-- START Data excerpts --

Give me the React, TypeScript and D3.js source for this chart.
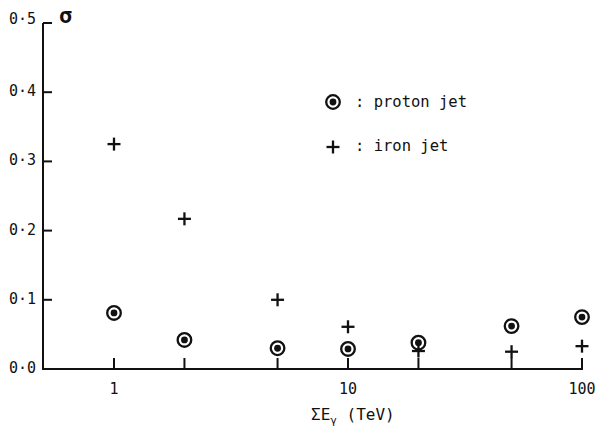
import React from "react";
import * as d3 from "d3";

const energies = [1, 2, 5, 10, 20, 50, 100];
const protonSigma = [0.081, 0.042, 0.030, 0.029, 0.038, 0.062, 0.075];
const ironSigma = [0.325, 0.217, 0.100, 0.061, 0.026, 0.025, 0.033];
const yTicks = [0, 0.1, 0.2, 0.3, 0.4, 0.5];
const yTickLabels = ["0·0", "0·1", "0·2", "0·3", "0·4", "0·5"];
const xTicks = [1, 2, 5, 10, 20, 50, 100];
const xTickLabels = ["1", "", "", "10", "", "", "100"];

const W = 596, H = 437;
const FONT = "'DejaVu Sans Mono', monospace";
const INK = "#111";

export default function App() {
  const y = d3.scaleLinear().domain([0, 0.5]).range([369, 23]);
  const xs = d3.scaleLog().domain([1, 10]).range([114, 348]);
  const X = (v: number) => xs(v);

  const circle = (cx: number, cy: number, k: string) => (
    <g key={k}>
      <circle cx={cx} cy={cy} r={6.8} fill="none" stroke={INK} strokeWidth={2.3} />
      <circle cx={cx} cy={cy} r={3.4} fill={INK} />
    </g>
  );
  const plus = (cx: number, cy: number, k: string) => (
    <g key={k} stroke={INK} strokeWidth={2.3}>
      <line x1={cx - 6.5} x2={cx + 6.5} y1={cy} y2={cy} />
      <line x1={cx} x2={cx} y1={cy - 6.5} y2={cy + 6.5} />
    </g>
  );

  return (
    <svg width={W} height={H} style={{ position: "absolute", left: 0, top: 0, background: "#fff" }}>
      <rect width={W} height={H} fill="#fff" />
      <line x1={43} x2={43} y1={23} y2={370} stroke={INK} strokeWidth={2} />
      <line x1={42} x2={X(100) + 1} y1={369} y2={369} stroke={INK} strokeWidth={2} />
      {yTicks.map((t, i) => (
        <g key={"yt" + i}>
          <line x1={43} x2={52} y1={y(t)} y2={y(t)} stroke={INK} strokeWidth={2} />
          <text x={36} y={y(t) + (i === 5 ? 1 : 4)} textAnchor="end" fontFamily={FONT} fontSize={15} fill={INK}>
            {yTickLabels[i]}
          </text>
        </g>
      ))}
      {xTicks.map((t, i) => (
        <g key={"xt" + i}>
          <line x1={X(t)} x2={X(t)} y1={369} y2={358} stroke={INK} strokeWidth={2} />
          {xTickLabels[i] && (
            <text x={X(t)} y={394} textAnchor="middle" fontFamily={FONT} fontSize={15} fill={INK}>
              {xTickLabels[i]}
            </text>
          )}
        </g>
      ))}
      <text x={59} y={23} fontFamily={FONT} fontSize={22} fontWeight="bold" fill={INK}>σ</text>
      <text x={311} y={420} fontFamily={FONT} fontSize={16} fill={INK}>
        ΣE<tspan dy={4} fontSize={11}>γ</tspan><tspan dy={-4}> (TeV)</tspan>
      </text>
      {energies.map((e, i) => circle(X(e), y(protonSigma[i]), "p" + i))}
      {energies.map((e, i) => plus(X(e), y(ironSigma[i]), "f" + i))}
      {circle(333, 102, "lc")}
      <text x={355} y={107} fontFamily={FONT} fontSize={15.5} fill={INK}>: proton jet</text>
      {plus(333, 147, "lp")}
      <text x={355} y={151} fontFamily={FONT} fontSize={15.5} fill={INK}>: iron jet</text>
    </svg>
  );
}
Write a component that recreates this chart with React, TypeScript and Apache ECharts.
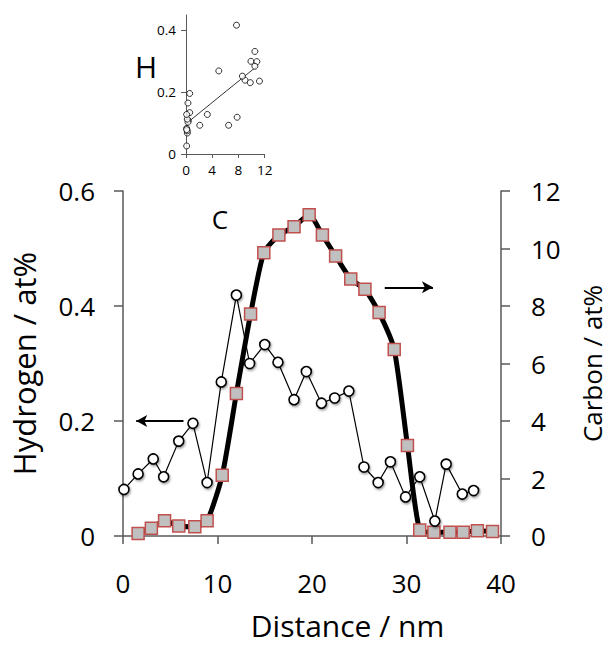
import React, { useEffect, useRef } from "react";
import * as echarts from "echarts";

const hDist = [0.1, 1.6, 3.2, 4.3, 5.9, 7.4, 8.9, 10.4, 12.0, 13.4, 15.0, 16.4, 18.1, 19.4, 21.0, 22.4, 23.9, 25.5, 27.0, 28.3, 29.9, 31.4, 33.0, 34.2, 35.9, 37.1];
const hydrogen = [0.081, 0.108, 0.134, 0.103, 0.165, 0.196, 0.093, 0.268, 0.419, 0.300, 0.333, 0.302, 0.237, 0.286, 0.231, 0.240, 0.252, 0.120, 0.093, 0.129, 0.068, 0.103, 0.026, 0.125, 0.073, 0.079];

const cDist = [1.6, 3.0, 4.4, 5.9, 7.6, 8.9, 10.5, 12.0, 13.5, 14.9, 16.5, 18.1, 19.7, 21.1, 22.5, 24.1, 25.6, 27.1, 28.7, 30.1, 31.4, 32.9, 34.6, 36.0, 37.5, 39.1];
const carbon = [0.09, 0.27, 0.53, 0.35, 0.32, 0.53, 2.11, 4.96, 7.72, 9.85, 10.47, 10.76, 11.17, 10.47, 9.74, 8.94, 8.58, 7.77, 6.49, 3.15, 0.21, 0.13, 0.13, 0.13, 0.18, 0.16];

// inset: hydrogen (y) vs carbon (x)
const insetC = [0.1, 0.35, 0.56, 0.3, 0.3, 0.56, 2.1, 5.0, 7.7, 9.9, 10.5, 10.8, 9.0, 10.5, 9.8, 11.2, 8.6, 7.8, 6.5, 3.25, 0.2, 0.2, 0.1, 0.1, 0.2, 0.1];
const insetH = [0.083, 0.108, 0.134, 0.103, 0.165, 0.196, 0.093, 0.269, 0.417, 0.300, 0.332, 0.299, 0.239, 0.284, 0.231, 0.236, 0.252, 0.119, 0.093, 0.128, 0.068, 0.113, 0.026, 0.128, 0.075, 0.079];
const trendC = [0.3, 10.8];
const trendH = [0.103, 0.284];

const mainXTicks = { min: 0, max: 40, interval: 10 };
const hTicks = { min: 0, max: 0.6, interval: 0.2 };
const cTicks = { min: 0, max: 12, interval: 2 };
const insetXTicks = { min: 0, max: 12, interval: 4 };
const insetYLabels = [0, 0.2, 0.4];

const FONT = "Open Sans";
const AXIS = "#595959";

export default function App() {
  const ref = useRef<HTMLDivElement>(null);
  useEffect(() => {
    if (!ref.current) return;
    const chart = echarts.init(ref.current, null, { renderer: "svg" });
    const circleStyle = {
      color: "#ffffff",
      borderColor: "#000000",
      borderWidth: 1.6,
      shadowColor: "rgba(0,0,0,0.4)",
      shadowBlur: 2,
      shadowOffsetX: 1,
      shadowOffsetY: 1.5,
    };
    const option: any = {
      animation: false,
      textStyle: { fontFamily: FONT },
      grid: [
        { left: 121, top: 191, width: 390, height: 345 },
        { left: 186, top: 15, width: 78.7, height: 139 },
      ],
      xAxis: [
        {
          type: "value",
          gridIndex: 0,
          ...mainXTicks,
          axisLine: { show: true, onZero: false, lineStyle: { color: AXIS, width: 1.5 } },
          axisTick: { show: true, inside: false, length: 8, lineStyle: { color: AXIS, width: 1.5 } },
          axisLabel: { fontSize: 26, color: "#000", margin: 34, fontFamily: FONT },
          splitLine: { show: false },
        },
        {
          type: "value",
          gridIndex: 1,
          ...insetXTicks,
          axisLine: { show: true, onZero: false, lineStyle: { color: AXIS, width: 1 } },
          axisTick: { show: true, inside: false, length: 4, lineStyle: { color: AXIS, width: 1 } },
          axisLabel: { fontSize: 13.5, color: "#000", margin: 9, fontFamily: FONT },
          splitLine: { show: false },
        },
      ],
      yAxis: [
        {
          type: "value",
          gridIndex: 0,
          ...hTicks,
          position: "left",
          name: "Hydrogen / at%",
          nameLocation: "middle",
          nameRotate: 90,
          nameGap: 84,
          nameTextStyle: { fontSize: 31, color: "#000", fontFamily: FONT },
          axisLine: { show: true, onZero: false, lineStyle: { color: AXIS, width: 1.5 } },
          axisTick: { show: true, inside: false, length: 9, lineStyle: { color: AXIS, width: 1.5 } },
          axisLabel: { fontSize: 26, color: "#000", margin: 28, fontFamily: FONT },
          splitLine: { show: false },
        },
        {
          type: "value",
          gridIndex: 0,
          ...cTicks,
          position: "right",
          name: "Carbon / at%",
          nameLocation: "middle",
          nameRotate: 90,
          nameGap: 78,
          nameTextStyle: { fontSize: 26, color: "#000", fontFamily: FONT },
          axisLine: { show: true, onZero: false, lineStyle: { color: AXIS, width: 1.5 } },
          axisTick: { show: true, inside: false, length: 9, lineStyle: { color: AXIS, width: 1.5 } },
          axisLabel: { fontSize: 26, color: "#000", margin: 30, fontFamily: FONT },
          splitLine: { show: false },
        },
        {
          type: "value",
          gridIndex: 1,
          min: 0,
          max: 0.45,
          interval: 0.2,
          axisLine: { show: true, onZero: false, lineStyle: { color: AXIS, width: 1 } },
          axisTick: { show: true, inside: false, length: 5, customValues: insetYLabels, lineStyle: { color: AXIS, width: 1 } },
          axisLabel: { fontSize: 13.5, color: "#000", margin: 10, customValues: insetYLabels, fontFamily: FONT },
          splitLine: { show: false },
        },
      ],
      series: [
        {
          type: "line",
          xAxisIndex: 0,
          yAxisIndex: 1,
          data: cDist.map((d, i) => [d, carbon[i]]),
          smooth: 0.2,
          symbol: "rect",
          symbolSize: 12,
          showSymbol: true,
          lineStyle: { color: "#000", width: 5 },
          itemStyle: { color: "#c0c0c0", borderColor: "#c0504d", borderWidth: 1.5 },
          z: 2,
          markLine: {
            silent: true,
            symbol: ["none", "arrow"],
            symbolSize: [9, 11],
            label: { show: false },
            lineStyle: { color: "#000", width: 2, type: "solid" },
            data: [[{ coord: [27.7, 8.65] }, { coord: [32.8, 8.65] }]],
          },
        },
        {
          type: "line",
          xAxisIndex: 0,
          yAxisIndex: 0,
          data: hDist.map((d, i) => [d, hydrogen[i]]),
          symbol: "circle",
          symbolSize: 10,
          showSymbol: true,
          lineStyle: { color: "#000", width: 1.2 },
          itemStyle: circleStyle,
          z: 3,
          markLine: {
            silent: true,
            symbol: ["none", "arrow"],
            symbolSize: [9, 11],
            label: { show: false },
            lineStyle: { color: "#000", width: 2, type: "solid" },
            data: [[{ coord: [6.4, 0.2] }, { coord: [1.4, 0.2] }]],
          },
        },
        {
          type: "line",
          xAxisIndex: 1,
          yAxisIndex: 2,
          data: trendC.map((c, i) => [c, trendH[i]]),
          showSymbol: false,
          symbol: "none",
          lineStyle: { color: "#000", width: 0.8 },
          z: 2,
        },
        {
          type: "scatter",
          xAxisIndex: 1,
          yAxisIndex: 2,
          data: insetC.map((c, i) => [c, insetH[i]]),
          symbol: "circle",
          symbolSize: 6,
          itemStyle: { color: "#ffffff", borderColor: "#000", borderWidth: 1 },
          z: 3,
        },
      ],
      graphic: [
        {
          type: "text",
          x: 146,
          y: 66,
          style: { text: "H", fontSize: 30, fontFamily: FONT, fill: "#000", align: "center", verticalAlign: "middle" },
        },
        {
          type: "text",
          x: 220,
          y: 219,
          style: { text: "C", fontSize: 26, fontFamily: FONT, fill: "#000", align: "center", verticalAlign: "middle" },
        },
        {
          type: "text",
          x: 347.5,
          y: 625,
          style: { text: "Distance / nm", fontSize: 30, fontFamily: FONT, fill: "#000", align: "center", verticalAlign: "middle" },
        },
      ],
    };
    chart.setOption(option);
    return () => chart.dispose();
  }, []);
  return (
    <div
      ref={ref}
      style={{ position: "fixed", left: 0, top: 0, width: 613, height: 645, background: "#fff" }}
    />
  );
}
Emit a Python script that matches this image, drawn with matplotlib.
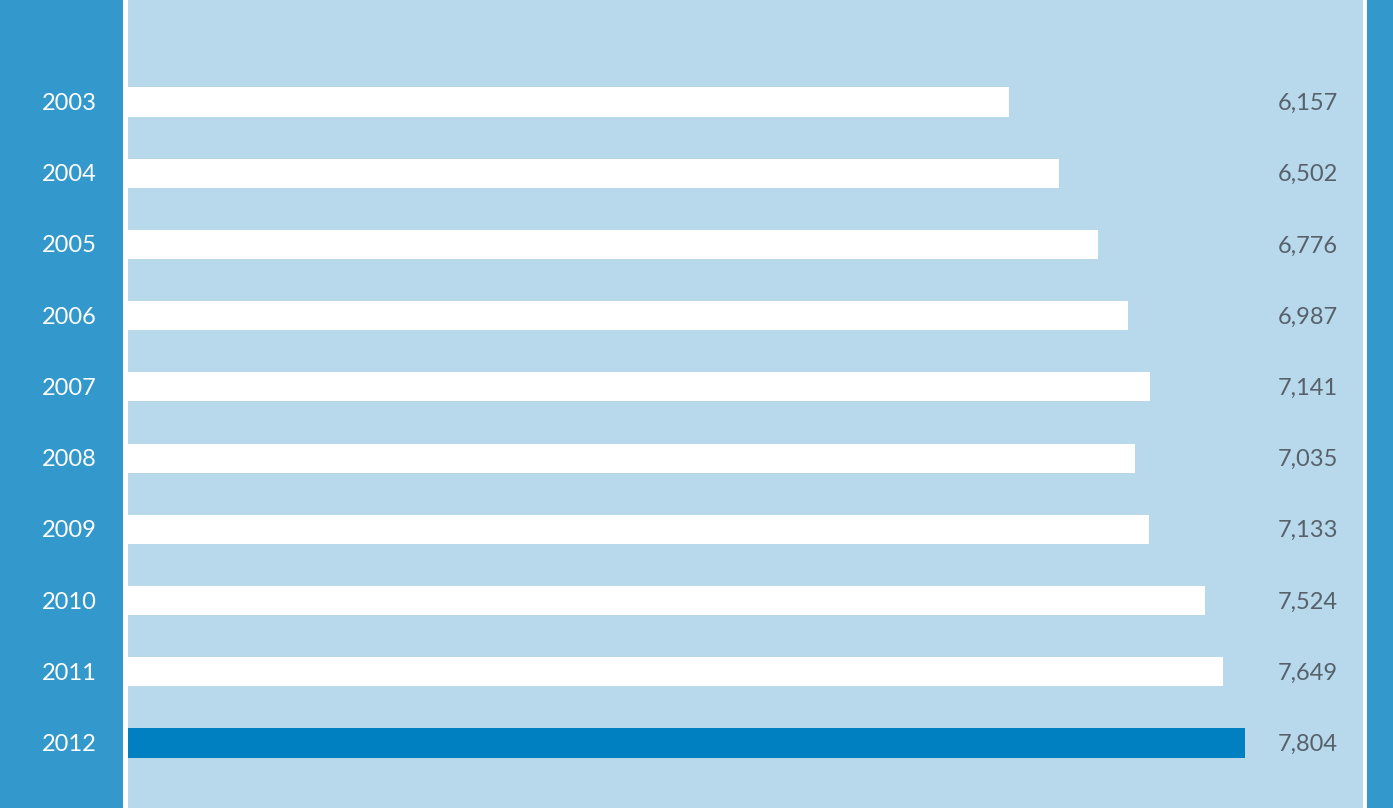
import matplotlib
matplotlib.use("Agg")
import matplotlib.pyplot as plt
from matplotlib.patches import Rectangle

years = ["2003", "2004", "2005", "2006", "2007", "2008", "2009", "2010", "2011", "2012"]
values = [6157, 6502, 6776, 6987, 7141, 7035, 7133, 7524, 7649, 7804]
value_labels = ["6,157", "6,502", "6,776", "6,987", "7,141", "7,035", "7,133", "7,524", "7,649", "7,804"]
highlight_year = "2012"

DARK = "#3399cc"
LIGHT = "#b8d8ec"
HIGHLIGHT = "#0080c0"
W, H = 1393, 808

fig = plt.figure(figsize=(W / 100, H / 100), dpi=100, facecolor=DARK)
ax = fig.add_axes([128 / W, 0, (1363 - 128) / W, 1])
ax.set_facecolor(LIGHT)

# white divider lines
fig.patches.append(Rectangle((123 / W, 0), 5 / W, 1, transform=fig.transFigure,
                             facecolor="white", edgecolor="none", zorder=5))
fig.patches.append(Rectangle((1363 / W, 0), 3.5 / W, 1, transform=fig.transFigure,
                             facecolor="white", edgecolor="none", zorder=5))

n = len(years)
ypos = list(range(n))
colors = [HIGHLIGHT if y == highlight_year else "white" for y in years]
ax.barh(ypos, values, height=0.41, color=colors, edgecolor="none")

scale = 1117 / 7804  # px per unit
xmax = (1363 - 128) / scale
ax.set_xlim(0, xmax)
sp = (743 - 102) / 9
top = -102 / sp
bottom = (H - 102) / sp
ax.set_ylim(bottom, top)

for s in ax.spines.values():
    s.set_visible(False)
ax.set_xticks([])
ax.set_yticks([])

dy = 1.5 / sp
for i, (y, lab) in enumerate(zip(years, value_labels)):
    ax.text(-(128 - 97) / scale, i + dy, y, ha="right", va="center", color="white",
            fontsize=17, family="Lato", clip_on=False)
    ax.text((1278 - 128) / scale, i + dy, lab, ha="left", va="center", color="#56616b",
            fontsize=17, family="Lato", clip_on=False)

fig.savefig("out.png", dpi=100, facecolor=DARK)
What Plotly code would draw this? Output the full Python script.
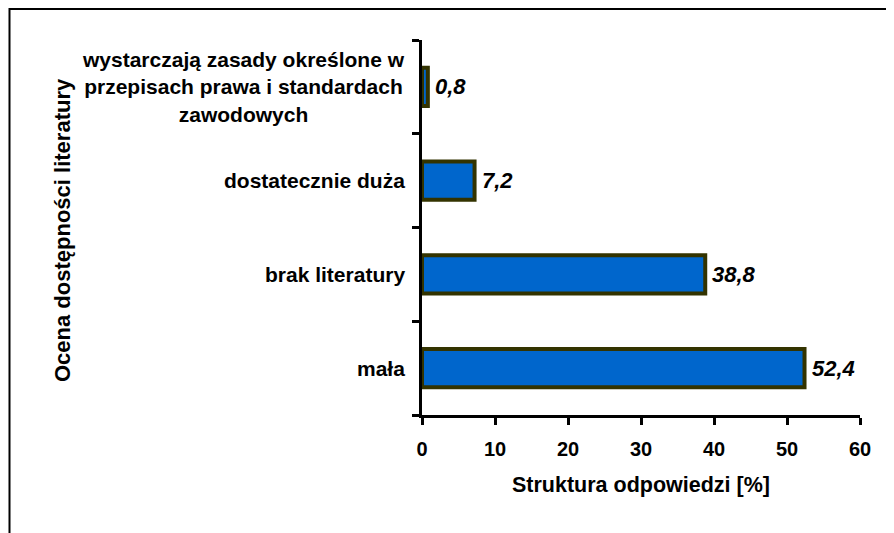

-- END Data excerpts --

* **Short exercise**
Tell how many lines include "matplotlib". The number is the whole answer.

* **Response for this exercise**
5